◆ What you will do
Will you repeat only the lines from the one with "What React, TypeScript" through the one with "Chart.register(...registerables);", both included, leaving every picture out?

[Figure scripts]
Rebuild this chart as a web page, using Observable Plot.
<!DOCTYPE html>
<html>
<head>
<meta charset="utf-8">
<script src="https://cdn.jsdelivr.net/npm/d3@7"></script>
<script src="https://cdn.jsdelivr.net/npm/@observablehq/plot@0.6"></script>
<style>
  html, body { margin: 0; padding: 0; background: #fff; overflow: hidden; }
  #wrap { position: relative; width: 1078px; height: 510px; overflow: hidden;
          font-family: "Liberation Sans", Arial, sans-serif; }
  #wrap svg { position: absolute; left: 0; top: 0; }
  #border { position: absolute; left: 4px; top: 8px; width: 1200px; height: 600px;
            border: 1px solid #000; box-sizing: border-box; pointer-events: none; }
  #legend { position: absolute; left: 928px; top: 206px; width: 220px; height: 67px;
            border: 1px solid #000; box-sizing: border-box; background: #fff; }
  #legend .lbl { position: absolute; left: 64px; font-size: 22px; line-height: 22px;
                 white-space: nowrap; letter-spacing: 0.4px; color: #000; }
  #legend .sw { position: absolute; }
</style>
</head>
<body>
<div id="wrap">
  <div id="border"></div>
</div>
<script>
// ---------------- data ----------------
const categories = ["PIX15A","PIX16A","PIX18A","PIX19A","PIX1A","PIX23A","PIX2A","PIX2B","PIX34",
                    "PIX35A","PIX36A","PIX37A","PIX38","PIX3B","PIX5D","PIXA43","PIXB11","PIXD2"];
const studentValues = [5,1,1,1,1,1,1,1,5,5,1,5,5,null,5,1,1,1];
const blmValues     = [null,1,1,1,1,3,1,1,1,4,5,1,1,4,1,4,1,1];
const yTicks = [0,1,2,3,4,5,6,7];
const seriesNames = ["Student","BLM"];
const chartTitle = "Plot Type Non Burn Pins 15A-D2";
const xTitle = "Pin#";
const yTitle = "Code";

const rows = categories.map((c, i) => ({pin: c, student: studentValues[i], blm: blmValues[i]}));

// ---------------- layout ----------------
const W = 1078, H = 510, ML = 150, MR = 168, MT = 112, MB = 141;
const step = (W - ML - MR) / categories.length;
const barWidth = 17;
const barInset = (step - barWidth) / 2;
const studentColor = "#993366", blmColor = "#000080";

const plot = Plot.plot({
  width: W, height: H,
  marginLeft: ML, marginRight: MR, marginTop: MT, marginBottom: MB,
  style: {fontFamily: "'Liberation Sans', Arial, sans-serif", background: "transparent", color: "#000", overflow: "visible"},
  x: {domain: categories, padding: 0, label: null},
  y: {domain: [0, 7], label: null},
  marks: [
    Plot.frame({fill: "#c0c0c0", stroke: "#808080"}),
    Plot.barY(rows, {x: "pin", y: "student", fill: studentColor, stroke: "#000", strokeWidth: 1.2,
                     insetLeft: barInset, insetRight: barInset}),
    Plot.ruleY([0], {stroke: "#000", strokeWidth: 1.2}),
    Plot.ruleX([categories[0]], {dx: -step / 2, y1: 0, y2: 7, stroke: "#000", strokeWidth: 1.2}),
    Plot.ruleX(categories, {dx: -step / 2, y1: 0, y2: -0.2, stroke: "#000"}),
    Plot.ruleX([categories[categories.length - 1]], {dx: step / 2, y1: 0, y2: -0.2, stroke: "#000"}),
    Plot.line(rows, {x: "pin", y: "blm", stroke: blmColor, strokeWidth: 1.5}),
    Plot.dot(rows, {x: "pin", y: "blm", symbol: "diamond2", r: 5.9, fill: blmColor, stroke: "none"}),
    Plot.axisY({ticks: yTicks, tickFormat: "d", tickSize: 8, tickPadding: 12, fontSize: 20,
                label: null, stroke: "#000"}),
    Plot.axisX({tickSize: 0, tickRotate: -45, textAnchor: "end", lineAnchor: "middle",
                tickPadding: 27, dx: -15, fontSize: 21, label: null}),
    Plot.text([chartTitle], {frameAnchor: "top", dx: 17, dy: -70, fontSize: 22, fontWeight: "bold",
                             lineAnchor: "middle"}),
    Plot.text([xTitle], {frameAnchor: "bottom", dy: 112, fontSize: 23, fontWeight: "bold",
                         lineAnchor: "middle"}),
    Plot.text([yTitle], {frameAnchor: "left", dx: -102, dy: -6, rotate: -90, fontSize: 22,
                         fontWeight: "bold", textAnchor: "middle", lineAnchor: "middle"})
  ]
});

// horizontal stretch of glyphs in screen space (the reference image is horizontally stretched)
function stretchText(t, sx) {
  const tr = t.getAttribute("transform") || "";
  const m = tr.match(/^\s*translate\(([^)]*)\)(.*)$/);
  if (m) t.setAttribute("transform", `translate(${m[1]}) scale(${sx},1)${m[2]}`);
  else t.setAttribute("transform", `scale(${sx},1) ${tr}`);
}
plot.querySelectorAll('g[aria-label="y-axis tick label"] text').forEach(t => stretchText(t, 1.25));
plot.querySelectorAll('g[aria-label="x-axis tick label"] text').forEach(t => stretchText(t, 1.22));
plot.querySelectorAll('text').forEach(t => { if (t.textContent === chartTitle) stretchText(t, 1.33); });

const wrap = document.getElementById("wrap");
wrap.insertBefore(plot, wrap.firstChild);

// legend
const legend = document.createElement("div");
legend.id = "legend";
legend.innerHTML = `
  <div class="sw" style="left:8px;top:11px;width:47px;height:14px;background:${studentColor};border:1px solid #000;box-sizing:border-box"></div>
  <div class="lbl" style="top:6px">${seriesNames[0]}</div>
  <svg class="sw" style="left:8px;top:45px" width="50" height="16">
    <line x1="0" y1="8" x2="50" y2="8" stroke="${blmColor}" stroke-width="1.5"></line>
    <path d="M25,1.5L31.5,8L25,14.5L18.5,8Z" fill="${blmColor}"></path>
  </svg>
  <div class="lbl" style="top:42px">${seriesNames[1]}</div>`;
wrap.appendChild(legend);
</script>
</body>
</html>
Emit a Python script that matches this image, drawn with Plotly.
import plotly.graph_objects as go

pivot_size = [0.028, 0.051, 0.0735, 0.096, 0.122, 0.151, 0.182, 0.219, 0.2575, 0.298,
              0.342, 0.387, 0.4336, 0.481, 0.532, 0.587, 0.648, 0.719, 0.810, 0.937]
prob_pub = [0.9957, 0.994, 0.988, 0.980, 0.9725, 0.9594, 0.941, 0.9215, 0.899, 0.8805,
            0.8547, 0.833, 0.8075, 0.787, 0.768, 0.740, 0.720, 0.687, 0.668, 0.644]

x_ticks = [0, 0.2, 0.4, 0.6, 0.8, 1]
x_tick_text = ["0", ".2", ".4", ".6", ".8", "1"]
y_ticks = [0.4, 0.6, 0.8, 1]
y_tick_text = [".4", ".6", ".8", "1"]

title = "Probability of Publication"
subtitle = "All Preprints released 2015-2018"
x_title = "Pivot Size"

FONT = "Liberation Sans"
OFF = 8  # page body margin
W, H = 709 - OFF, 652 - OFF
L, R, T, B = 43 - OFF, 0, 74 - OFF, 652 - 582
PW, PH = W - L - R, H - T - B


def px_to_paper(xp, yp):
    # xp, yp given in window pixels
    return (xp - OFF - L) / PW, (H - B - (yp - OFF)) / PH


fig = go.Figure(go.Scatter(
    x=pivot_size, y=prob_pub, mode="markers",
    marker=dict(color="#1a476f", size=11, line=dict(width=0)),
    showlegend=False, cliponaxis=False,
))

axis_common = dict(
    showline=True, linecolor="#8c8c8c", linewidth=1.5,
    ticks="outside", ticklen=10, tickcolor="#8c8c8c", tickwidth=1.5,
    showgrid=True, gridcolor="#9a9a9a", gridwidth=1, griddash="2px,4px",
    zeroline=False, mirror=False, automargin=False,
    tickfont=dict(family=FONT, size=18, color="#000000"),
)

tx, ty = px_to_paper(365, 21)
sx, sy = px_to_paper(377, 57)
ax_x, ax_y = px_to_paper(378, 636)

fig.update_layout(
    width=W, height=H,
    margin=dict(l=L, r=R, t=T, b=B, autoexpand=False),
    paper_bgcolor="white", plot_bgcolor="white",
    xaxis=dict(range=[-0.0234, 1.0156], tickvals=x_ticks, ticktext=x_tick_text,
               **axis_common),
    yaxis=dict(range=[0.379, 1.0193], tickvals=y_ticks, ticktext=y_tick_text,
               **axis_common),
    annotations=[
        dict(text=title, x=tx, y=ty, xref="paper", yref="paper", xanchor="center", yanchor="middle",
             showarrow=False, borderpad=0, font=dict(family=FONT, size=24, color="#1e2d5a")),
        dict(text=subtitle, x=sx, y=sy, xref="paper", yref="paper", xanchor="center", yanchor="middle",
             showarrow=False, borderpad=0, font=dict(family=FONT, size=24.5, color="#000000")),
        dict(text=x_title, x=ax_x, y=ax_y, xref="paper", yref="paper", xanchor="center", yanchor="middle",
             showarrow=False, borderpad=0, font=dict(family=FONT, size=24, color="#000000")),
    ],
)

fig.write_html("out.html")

---

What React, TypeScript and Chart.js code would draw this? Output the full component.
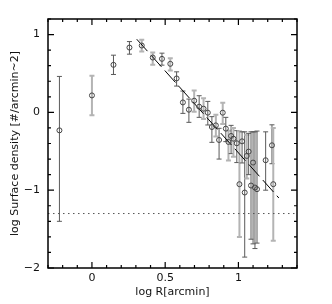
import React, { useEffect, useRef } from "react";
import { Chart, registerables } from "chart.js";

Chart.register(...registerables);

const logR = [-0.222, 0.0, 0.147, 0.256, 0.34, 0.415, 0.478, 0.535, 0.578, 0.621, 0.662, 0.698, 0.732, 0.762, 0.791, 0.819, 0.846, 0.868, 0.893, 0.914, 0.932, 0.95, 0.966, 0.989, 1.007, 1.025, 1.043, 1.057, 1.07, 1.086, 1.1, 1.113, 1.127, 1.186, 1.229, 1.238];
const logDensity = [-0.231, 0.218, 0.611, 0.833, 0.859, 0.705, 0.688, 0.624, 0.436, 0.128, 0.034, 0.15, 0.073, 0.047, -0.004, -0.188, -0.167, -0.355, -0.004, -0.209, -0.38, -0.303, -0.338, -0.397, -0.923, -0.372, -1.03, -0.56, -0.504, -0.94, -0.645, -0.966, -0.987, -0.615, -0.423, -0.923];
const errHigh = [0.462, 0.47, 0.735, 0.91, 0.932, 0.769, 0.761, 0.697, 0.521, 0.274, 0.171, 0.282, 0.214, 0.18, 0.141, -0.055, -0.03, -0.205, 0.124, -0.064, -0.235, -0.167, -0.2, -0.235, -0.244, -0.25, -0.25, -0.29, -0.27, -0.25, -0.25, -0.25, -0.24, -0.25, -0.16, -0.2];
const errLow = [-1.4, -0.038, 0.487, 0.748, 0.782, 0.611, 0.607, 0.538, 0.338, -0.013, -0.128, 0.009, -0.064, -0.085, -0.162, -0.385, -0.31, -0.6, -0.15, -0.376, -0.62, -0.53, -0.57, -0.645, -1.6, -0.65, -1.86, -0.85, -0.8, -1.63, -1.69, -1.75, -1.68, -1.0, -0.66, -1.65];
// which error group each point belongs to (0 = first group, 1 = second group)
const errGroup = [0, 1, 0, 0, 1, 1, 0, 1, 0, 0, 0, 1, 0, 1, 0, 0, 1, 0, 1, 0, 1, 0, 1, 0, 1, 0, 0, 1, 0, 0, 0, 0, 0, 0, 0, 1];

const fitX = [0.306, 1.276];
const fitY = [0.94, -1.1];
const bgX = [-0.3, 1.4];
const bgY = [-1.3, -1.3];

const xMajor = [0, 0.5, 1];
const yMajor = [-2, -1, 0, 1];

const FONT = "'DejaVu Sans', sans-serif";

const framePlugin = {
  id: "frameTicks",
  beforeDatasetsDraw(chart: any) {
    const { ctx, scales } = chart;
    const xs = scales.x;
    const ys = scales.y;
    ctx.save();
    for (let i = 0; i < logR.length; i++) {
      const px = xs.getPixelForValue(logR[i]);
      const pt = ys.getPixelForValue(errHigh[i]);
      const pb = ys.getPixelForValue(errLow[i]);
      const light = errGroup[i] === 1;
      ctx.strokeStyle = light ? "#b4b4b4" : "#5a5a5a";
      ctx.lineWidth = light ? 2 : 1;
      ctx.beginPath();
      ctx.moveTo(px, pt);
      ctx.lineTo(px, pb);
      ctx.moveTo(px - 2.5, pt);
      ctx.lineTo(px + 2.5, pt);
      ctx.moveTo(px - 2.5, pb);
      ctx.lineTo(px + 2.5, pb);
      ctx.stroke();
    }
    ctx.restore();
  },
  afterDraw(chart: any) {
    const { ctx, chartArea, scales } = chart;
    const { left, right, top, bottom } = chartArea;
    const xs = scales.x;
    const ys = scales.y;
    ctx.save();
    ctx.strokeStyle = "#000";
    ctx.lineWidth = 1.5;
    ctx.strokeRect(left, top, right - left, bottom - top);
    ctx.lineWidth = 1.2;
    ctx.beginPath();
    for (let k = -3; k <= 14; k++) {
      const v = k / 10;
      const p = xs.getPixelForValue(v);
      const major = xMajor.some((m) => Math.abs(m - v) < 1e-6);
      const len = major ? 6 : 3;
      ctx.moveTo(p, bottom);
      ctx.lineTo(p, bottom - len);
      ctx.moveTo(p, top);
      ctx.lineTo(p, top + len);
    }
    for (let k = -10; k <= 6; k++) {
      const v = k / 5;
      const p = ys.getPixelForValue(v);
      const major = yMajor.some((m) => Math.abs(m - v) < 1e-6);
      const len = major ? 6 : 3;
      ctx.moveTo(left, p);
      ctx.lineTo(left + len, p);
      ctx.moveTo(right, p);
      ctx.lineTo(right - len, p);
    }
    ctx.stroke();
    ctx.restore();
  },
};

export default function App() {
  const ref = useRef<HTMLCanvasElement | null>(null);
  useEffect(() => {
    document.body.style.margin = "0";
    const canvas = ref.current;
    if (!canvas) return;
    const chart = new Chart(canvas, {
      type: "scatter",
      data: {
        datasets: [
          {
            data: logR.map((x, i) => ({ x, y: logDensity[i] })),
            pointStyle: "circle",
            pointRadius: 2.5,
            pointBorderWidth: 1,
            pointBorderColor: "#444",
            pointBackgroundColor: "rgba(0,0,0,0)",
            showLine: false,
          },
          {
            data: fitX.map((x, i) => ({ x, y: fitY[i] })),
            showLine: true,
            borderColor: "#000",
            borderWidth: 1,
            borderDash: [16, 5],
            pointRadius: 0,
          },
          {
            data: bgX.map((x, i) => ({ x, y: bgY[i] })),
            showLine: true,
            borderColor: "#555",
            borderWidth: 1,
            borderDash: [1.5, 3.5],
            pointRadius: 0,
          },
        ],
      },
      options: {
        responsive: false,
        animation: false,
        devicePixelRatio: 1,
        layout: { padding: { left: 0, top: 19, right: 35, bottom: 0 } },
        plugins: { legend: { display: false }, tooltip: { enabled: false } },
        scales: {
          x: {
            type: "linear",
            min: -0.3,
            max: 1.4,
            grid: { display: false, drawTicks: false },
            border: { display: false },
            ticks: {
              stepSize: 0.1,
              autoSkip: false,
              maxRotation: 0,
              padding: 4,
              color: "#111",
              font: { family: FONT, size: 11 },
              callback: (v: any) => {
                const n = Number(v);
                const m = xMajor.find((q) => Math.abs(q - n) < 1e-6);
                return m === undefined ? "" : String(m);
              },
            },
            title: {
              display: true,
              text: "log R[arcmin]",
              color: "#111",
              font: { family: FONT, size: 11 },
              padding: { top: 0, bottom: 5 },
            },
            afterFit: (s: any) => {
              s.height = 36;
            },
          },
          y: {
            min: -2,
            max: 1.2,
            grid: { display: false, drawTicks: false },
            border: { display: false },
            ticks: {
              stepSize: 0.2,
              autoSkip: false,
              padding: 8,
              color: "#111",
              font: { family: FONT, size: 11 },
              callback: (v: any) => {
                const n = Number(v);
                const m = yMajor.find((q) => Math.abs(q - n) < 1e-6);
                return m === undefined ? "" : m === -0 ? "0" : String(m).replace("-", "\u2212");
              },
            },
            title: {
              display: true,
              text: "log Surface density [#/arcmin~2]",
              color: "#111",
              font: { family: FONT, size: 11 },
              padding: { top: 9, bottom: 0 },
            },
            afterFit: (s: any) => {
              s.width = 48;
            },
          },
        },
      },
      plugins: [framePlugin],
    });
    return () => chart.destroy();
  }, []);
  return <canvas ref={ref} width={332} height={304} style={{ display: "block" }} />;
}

◆ Problem solution
What React, TypeScript and Chart.js code would draw this? Output the full component.
import React, { useEffect, useRef } from "react";
import { Chart, registerables } from "chart.js";

Chart.register(...registerables);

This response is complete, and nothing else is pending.